5) 在controller上通过注解@YarnResource标识：

@Controller
@RequestMapping("/hero/hive")
public class HiveController {

    /**
     * html 文件地址前缀
     */
    private String prefix = "hero";

    @Autowired
    IUserService iUserService;

    @RequestMapping("")
    @RequiresPermissions("hero:hive:view")
    public String heroHive(){
        return prefix + "/hive";
    }

    @YarnResource
    @RequestMapping("/user")
    @RequiresPermissions("hero:hive:user")
    @ResponseBody
    public TableDataInfo user(UserModel userModel){
        DateCheckUtils.checkInputDate(userModel);

        PageInfo pageInfo = iUserService.queryUser(userModel);
        TableDataInfo tableDataInfo = new TableDataInfo();

        tableDataInfo.setTotal(pageInfo.getTotal());
        tableDataInfo.setRows(pageInfo.getList());

        return tableDataInfo;
    }
}

6) 查询数据跨度不超过60天检查

这样每次请求进入controller的时候就会自动检查查询的日期是否超过60天了，防止载入数据过多，引发其它任务资源不够。

public class DateCheckUtils {

    /**
     * 对前台传入过来的日期进行判断，防止查询大量数据，造成集群负载过大
     * @param o
     */
    public static void checkInputDate(BaseEntity o){
        if("".equals(o.getParams().get("beginTime")) && "".equals(o.getParams().get("endTime"))){
            throw new InvalidTaskException();
        }

        String beginTime = "2019-01-01";
        String endTime = DateUtils.getDate();

        if(!"".equals(o.getParams().get("beginTime"))){
            beginTime = String.valueOf(o.getParams().get("beginTime"));
        }

        if(!"".equals(o.getParams().get("endTime"))){
            endTime = String.valueOf(o.getParams().get("endTime"));
        }

        // 查询数据时间跨度大于两个月
        if(DateUtils.getDayBetween(beginTime, endTime) > 60){
            throw new InvalidTaskException();
        }
    }
}

这里访问hive肯定需要切换数据源的，因为其它页面还有对mysql的数据访问，需要注意一下。

7) 每次查询结果都会入mysql

前面有人查询过了，会将数据保持到mysql，再返回到页面，后面另外部门第二个人查询时候，先从mysql取数据，如果没有，就从Hive里面查询。

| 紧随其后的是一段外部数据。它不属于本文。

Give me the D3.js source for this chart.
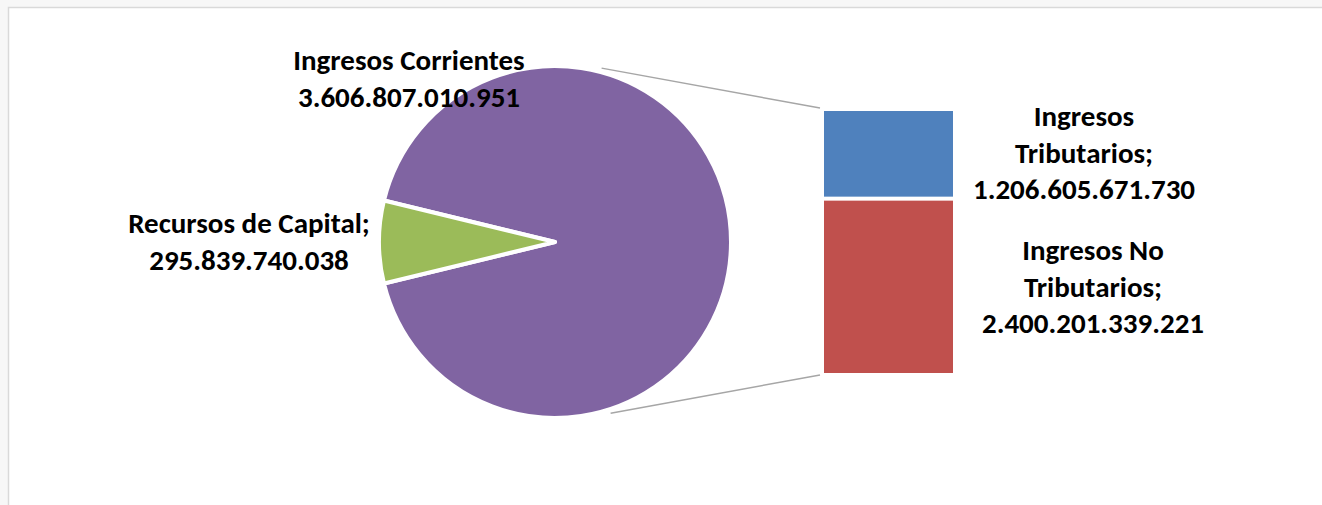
<!DOCTYPE html>
<html>
<head>
<meta charset="utf-8">
<script src="https://cdn.jsdelivr.net/npm/d3@7"></script>
<style>
  html, body { margin: 0; padding: 0; background: #f7f7f7; }
  svg { display: block; }
  text { font-family: Carlito, "Open Sans", Lato, sans-serif; font-weight: bold; fill: #000; }
</style>
</head>
<body>
<svg id="chart" width="1322" height="505"></svg>
<script>
// ---- data ----
const categories = ["Ingresos Corrientes", "Recursos de Capital"];
const values = [3606807010951, 295839740038];
const subCategories = ["Ingresos Tributarios", "Ingresos No Tributarios"];
const subValues = [1206605671730, 2400201339221];
const pieColors = ["#8064A2", "#9BBB59"];
const barColors = ["#4F81BD", "#C0504D"];

// ---- formatting ----
const fmt = d3.formatLocale({decimal: ",", thousands: ".", grouping: [3], currency: ["$", ""]}).format(",d");

const svg = d3.select("#chart");
const W = 1322, H = 505;

// frame
svg.append("rect").attr("x", 8.5).attr("y", 7.5).attr("width", W).attr("height", H)
  .attr("fill", "#fff").attr("stroke", "#d9d9d9").attr("stroke-width", 1.5);

// ---- pie ----
const cx = 555, cy = 242, R = 176;
const total = d3.sum(values);
const g = 2 * Math.PI * values[1] / total;
const pie = d3.pie().sort(null)
  .startAngle(-Math.PI / 2 + g / 2)
  .endAngle(-Math.PI / 2 + g / 2 + 2 * Math.PI);
const arcs = pie(values);
const arc = d3.arc().innerRadius(0).outerRadius(R);

const pg = svg.append("g").attr("transform", `translate(${cx},${cy})`);
pg.selectAll("path").data(arcs).enter().append("path")
  .attr("d", arc)
  .attr("fill", (d, i) => pieColors[i])
  .attr("stroke", "#fff")
  .attr("stroke-width", 4)
  .attr("stroke-linejoin", "round");

// ---- bar (breakdown of first category) ----
const bx0 = 824, bx1 = 953, by0 = 111, by1 = 373, gap = 4;
const y = d3.scaleLinear().domain([0, d3.sum(subValues)]).range([by0, by1]);
let acc = 0;
const stack = subValues.map((v, i) => { const s = {i, v, y0: acc, y1: acc + v}; acc += v; return s; });
svg.selectAll("rect.bar").data(stack).enter().append("rect")
  .attr("class", "bar")
  .attr("x", bx0)
  .attr("width", bx1 - bx0)
  .attr("y", d => y(d.y0) + (d.i > 0 ? gap / 2 : 0))
  .attr("height", d => y(d.y1) - y(d.y0) - (d.i > 0 ? gap / 2 : 0) - (d.i < stack.length - 1 ? gap / 2 : 0))
  .attr("fill", d => barColors[d.i]);

// ---- connector lines ----
const a1 = 15 * Math.PI / 180, a2 = 162 * Math.PI / 180, Rl = R + 4;
const conn = [
  [[cx + Rl * Math.sin(a1), cy - Rl * Math.cos(a1)], [bx0 - 4, by0 - 3]],
  [[cx + Rl * Math.sin(a2), cy - Rl * Math.cos(a2)], [bx0 - 4, by1 + 2]]
];
svg.selectAll("line.conn").data(conn).enter().append("line")
  .attr("class", "conn")
  .attr("x1", d => d[0][0]).attr("y1", d => d[0][1])
  .attr("x2", d => d[1][0]).attr("y2", d => d[1][1])
  .attr("stroke", "#a6a6a6").attr("stroke-width", 1.5);

// ---- labels ----
const fs = 29, lh = 36.5;
function label(x, yb, lines) {
  const t = svg.append("text").attr("text-anchor", "middle").attr("font-size", fs);
  lines.forEach((ln, k) => t.append("tspan").attr("x", x).attr("y", yb + k * lh).text(ln));
}
label(409, 70, [categories[0], fmt(values[0])]);
label(249, 233, [categories[1] + ";", fmt(values[1])]);
label(1084, 126, ["Ingresos", "Tributarios;", fmt(subValues[0])]);
label(1093, 260, ["Ingresos No", "Tributarios;", fmt(subValues[1])]);
</script>
</body>
</html>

下面这部分代码也是controller里面的，这里单独拎出来了。

// 首先从mysql查，没有再从hive查，mysql相当于一个缓存介质
PageInfo pageInfo = iToplocationService.queryToplocation(toplocationCountModel);
if(pageInfo.getList().size() > 0){
    log.info("数据exists， 直接从mysql获取...");
    tableDataInfo.setTotal(pageInfo.getTotal());
    tableDataInfo.setRows(pageInfo.getList());
}else if(iToplocationService.queryExistsToplocation(toplocationCountModel) == null){
    log.info("从hive中查询数据...");
    PageInfo pageInfo2 = iToplocationService.query(toplocationCountModel);

    // 保存到mysql
    log.info("批量保存到mysql...");
    List toplocationCountModels = pageInfo2.getList();
    int i = 0;
    while (i < toplocationCountModels.size()){
        if(toplocationCountModels.size() - i > 10000){
            iToplocationService.insertToplocation(toplocationCountModels.subList(i, i + 10000));
        }else{
            iToplocationService.insertToplocation(toplocationCountModels.subList(i, toplocationCountModels.size()));
        }

        i = i + 10000;
    }

目前功能看起来很简单，没有用到什么高大上的东西，后面慢慢完善。